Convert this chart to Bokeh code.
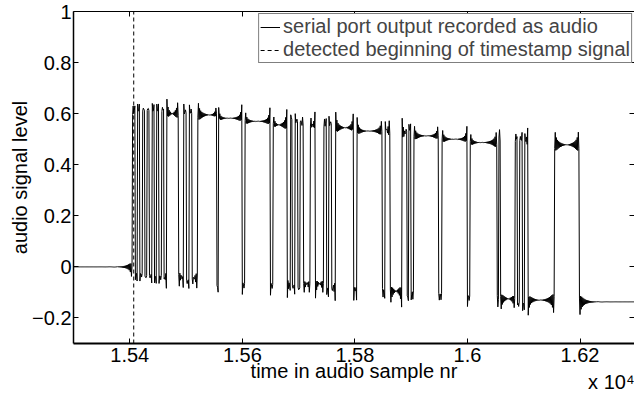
import numpy as np
from bokeh.plotting import figure
from bokeh.models import FixedTicker, LinearAxis, Legend, LegendItem, Title, Range1d
from bokeh.embed import file_html
from bokeh.resources import INLINE

# ---- data ----
# sample numbers at which the recorded level switches
edges = [15405, 15410, 15414, 15418, 15423, 15427, 15431, 15435, 15440, 15444,
         15448, 15452, 15457, 15461, 15466,
         15487, 15496, 15501, 15506, 15511, 15521,
         15555, 15558, 15600, 15605, 15650, 15655, 15680,
         15686, 15689, 15694, 15699, 15703, 15709, 15721, 15730, 15745, 15750,
         15754, 15759, 15766,
         15798, 15804, 15849, 15854, 15863, 15884, 15893, 15896, 15900, 15905,
         15949, 15955, 16000, 16005, 16053, 16056, 16059, 16085, 16089, 16093,
         16098, 16102, 16108, 16155, 16199]
# level of each segment (before the first edge, between edges, after the last)
levels = [0.0,
          0.595, -0.012, 0.595, -0.015, 0.595, -0.018, 0.595, -0.02, 0.595,
          -0.022, 0.595, -0.024, 0.595, -0.026,
          0.6, -0.035, 0.59, -0.04, 0.59, -0.04,
          0.595, -0.05, 0.582, -0.055, 0.57, -0.058, 0.556,
          -0.06, 0.555, -0.062, 0.555, -0.063, 0.553, -0.065, 0.55, -0.065, 0.545,
          -0.07, 0.545, -0.072,
          0.545, -0.078, 0.532, -0.083, 0.53, -0.095, 0.52, -0.09, 0.52, -0.092,
          0.513, -0.1, 0.5, -0.105, 0.487, -0.11, 0.49, -0.125, 0.485, -0.125,
          0.485, -0.127, 0.485, -0.13, 0.478, -0.137]
# ringing around every switch (relative to the step size)
ring_amp = 0.07
ring_decay = 15.0
ring_knee = 8.0
spike_amp = 0.045
spike_decay = 1.5

detect_sample = 15407
sample_first, sample_last = 15300, 16296
x_lim = [15300, 16296.8]
y_lim = [-0.3, 1.0]
x_ticks = [15400, 15600, 15800, 16000, 16200]
x_tick_labels = ["1.54", "1.56", "1.58", "1.6", "1.62"]
y_ticks = [-0.2, 0.0, 0.2, 0.4, 0.6, 0.8, 1.0]
y_tick_labels = ["\u22120.2", "0", "0.2", "0.4", "0.6", "0.8", "1"]
legend_labels = ["serial port output recorded as audio",
                 "detected beginning of timestamp signal"]
x_label = "time in audio sample nr"
x_multiplier = "x 10\u2074"
y_label = "audio signal level"

# ---- build the recorded waveform ----
t = np.arange(sample_first, sample_last + 1)
seg = np.searchsorted(np.array(edges), t, side="right")
sig = np.array(levels)[seg].astype(float)
steps = np.diff(levels)
alt = (-1.0) ** (t % 2)
for e, d in zip(edges, steps):
    k = t - e
    m = np.where(k >= 0, k, -k - 1)
    side = np.where(k >= 0, 1.0, -1.0)
    sig += d * ring_amp * np.exp(-m / ring_decay) / (1.0 + m / ring_knee) * alt
    sig += d * side * spike_amp * np.exp(-m / spike_decay)

FONT = "Liberation Sans"
FS = "20px"

p = figure(width=634, height=395,
           x_range=Range1d(*x_lim), y_range=Range1d(*y_lim),
           output_backend="svg", toolbar_location=None,
           min_border_left=73, min_border_right=0, min_border_top=11, min_border_bottom=52,
           background_fill_color="white", border_fill_color="white",
           outline_line_color=None)
p.grid.visible = False

r_sig = p.line(t, sig, line_color="black", line_width=1)
r_det = p.segment(x0=[detect_sample], y0=[y_lim[0]], x1=[detect_sample], y1=[y_lim[1]],
                  line_color="black", line_width=1, line_dash="4 3")


def style_axis(ax, ticks, labels=None):
    ax.ticker = FixedTicker(ticks=ticks)
    ax.major_tick_in = 5
    ax.major_tick_out = 0
    ax.minor_tick_in = 0
    ax.minor_tick_out = 0
    ax.axis_line_color = "black"
    ax.major_tick_line_color = "black"
    ax.major_label_text_font = FONT
    ax.major_label_text_color = "black"
    if labels is not None:
        ax.major_label_overrides = dict(zip(ticks, labels))
        ax.major_label_text_font_size = FS
    else:
        ax.major_label_overrides = {tk: "" for tk in ticks}
        ax.major_label_text_font_size = "0px"
        ax.major_label_standoff = 0


xa = p.xaxis[0]
ya = p.yaxis[0]
style_axis(xa, x_ticks, x_tick_labels)
style_axis(ya, y_ticks, y_tick_labels)
xa.axis_line_width = 2
ya.axis_line_width = 1.5
xa.major_label_standoff = 4
ya.major_label_standoff = 2
ya.axis_label = y_label
ya.axis_label_text_font = FONT
ya.axis_label_text_font_size = FS
ya.axis_label_text_font_style = "normal"
ya.axis_label_text_color = "black"
ya.axis_label_standoff = -2

top = LinearAxis()
style_axis(top, x_ticks)
top.axis_line_width = 1
p.add_layout(top, "above")
right = LinearAxis()
style_axis(right, y_ticks)
right.axis_line_color = None
p.add_layout(right, "right")

# x label and the x10^4 multiplier below the axis
p.add_layout(Title(text=x_label, align="center", vertical_align="top",
                   text_font=FONT, text_font_size=FS, text_font_style="normal",
                   text_color="black", standoff=-9), "below")
p.add_layout(Title(text=x_multiplier, align="right", vertical_align="top",
                   text_font=FONT, text_font_size=FS, text_font_style="normal",
                   text_color="black", standoff=-18, offset=0), "below")

legend = Legend(items=[LegendItem(label=legend_labels[0], renderers=[r_sig]),
                       LegendItem(label=legend_labels[1], renderers=[r_det])],
                location="top_right", margin=2, padding=1, spacing=-2,
                label_standoff=3, glyph_width=20, glyph_height=20, label_height=20,
                label_text_font=FONT, label_text_font_size=FS,
                border_line_color="black", border_line_width=1,
                background_fill_color="white", background_fill_alpha=1)
p.add_layout(legend)

open("out.html", "w").write(file_html(p, INLINE))
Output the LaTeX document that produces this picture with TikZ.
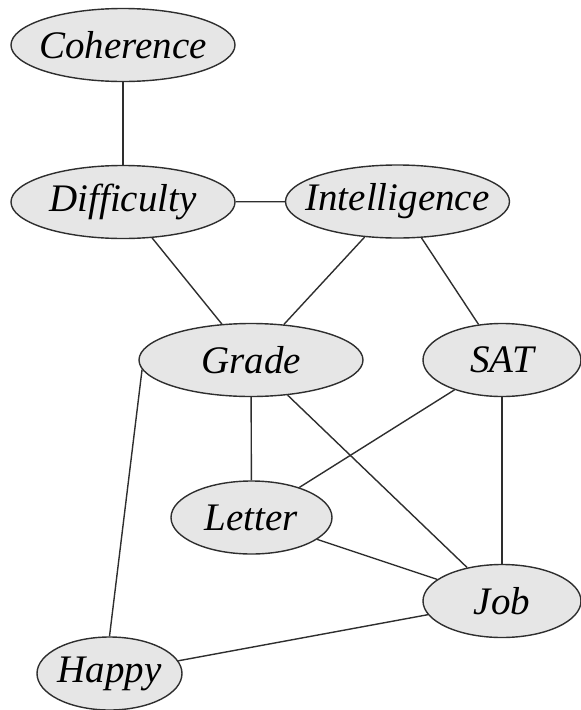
\documentclass[tikz,border=0pt]{standalone}
\usepackage{fontspec}
\setmainfont{Liberation Serif}
\usepackage{xcolor}
\usepackage{tikz}
\usetikzlibrary{shapes.geometric}

\definecolor{varfill}{HTML}{E6E6E6}
\definecolor{varline}{HTML}{2E2E2E}
\newcommand{\vname}[1]{\makebox[0pt]{#1}}

\begin{document}
\begin{tikzpicture}[x=1pt,y=1pt]
                \tikzstyle{var}=[ellipse, draw=varline, line width=1.4pt, fill=varfill, inner sep=0pt,
                    minimum height=73pt, font=\fontsize{39}{42}\selectfont\itshape]
                \tikzstyle{wide}=[var, minimum width=224pt]
                \tikzstyle{narrow}=[var, minimum width=158pt]
                \tikzstyle{link}=[draw=varline, line width=1.4pt]
                \useasboundingbox (0,0) rectangle (581,-710);
                \node [wide] (coh) at (123,-45) {\vname{Coherence}};
                \node [wide] (dif) at (123,-202) {\vname{Difficulty}};
                \node [wide] (int) at (397.5,-201.5) {\vname{Intelligence}};
                \node [wide] (gra) at (251,-360) {\vname{Grade}};
                \node [narrow] (sat) at (502,-360) {\vname{SAT}};
                \node [narrow, minimum width=161pt] (let) at (251.5,-517.5) {\vname{Letter}};
                \node [narrow] (job) at (502,-601) {\vname{Job}};
                \node [narrow, minimum width=145pt] (hap) at (109.5,-673.5) {\vname{Happy}};
                \draw [link] (coh) -- (dif);
                \draw [link] (dif) -- (int);
                \draw [link] (dif) -- (gra);
                \draw [link] (int) -- (gra);
                \draw [link] (int) -- (sat);
                \draw [link] (gra) -- (let);
                \draw [link] (gra) -- (job);
                \draw [link] (gra.185) -- (hap.north);
                \draw [link] (sat) -- (let);
                \draw [link] (sat) -- (job);
                \draw [link] (let) -- (job);
                \draw [link] (job) -- (hap);
\end{tikzpicture}
\end{document}
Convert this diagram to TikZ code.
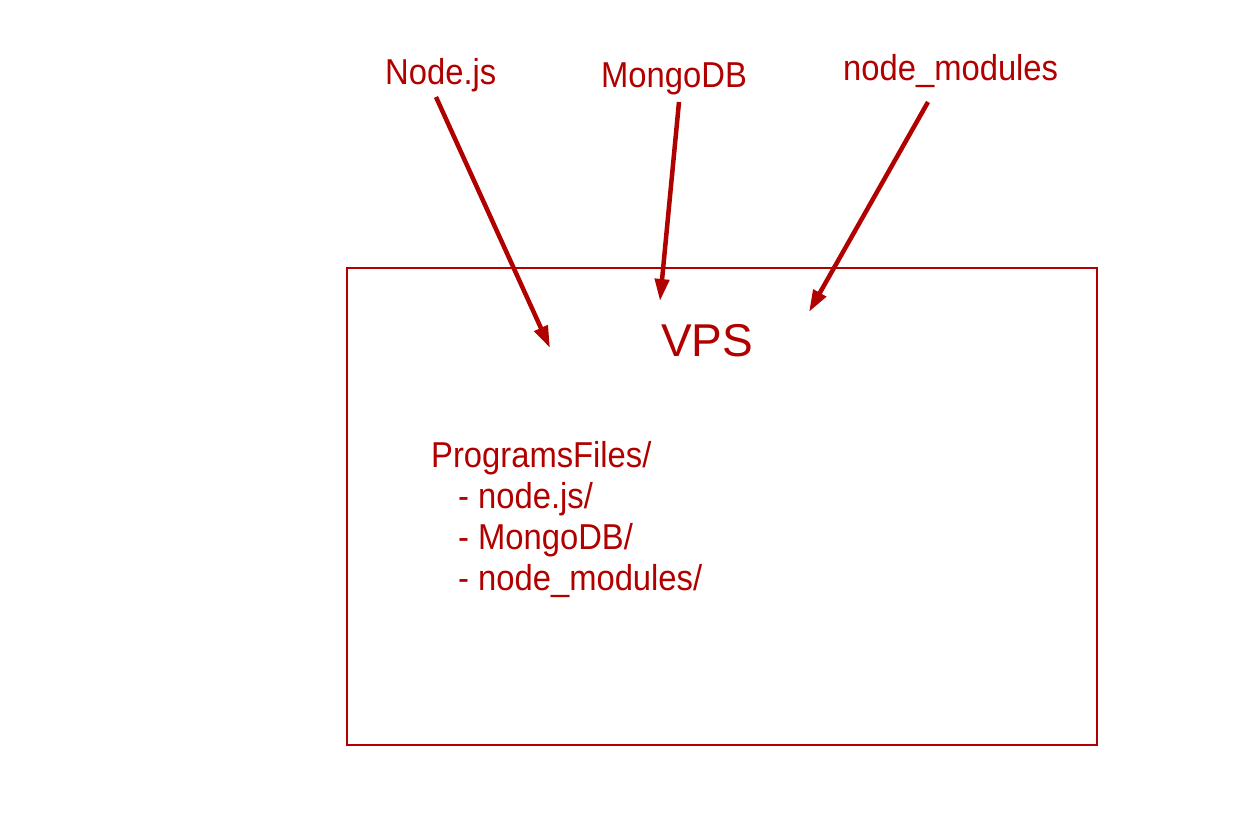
======
→ **Exercise**
From the listing above, copy all lines holding the word "this".

→ **Answer to the exercise**
Convert this chart to Bokeh code.
Output the LaTeX document that produces this picture with TikZ.
Convert this diagram to TikZ code.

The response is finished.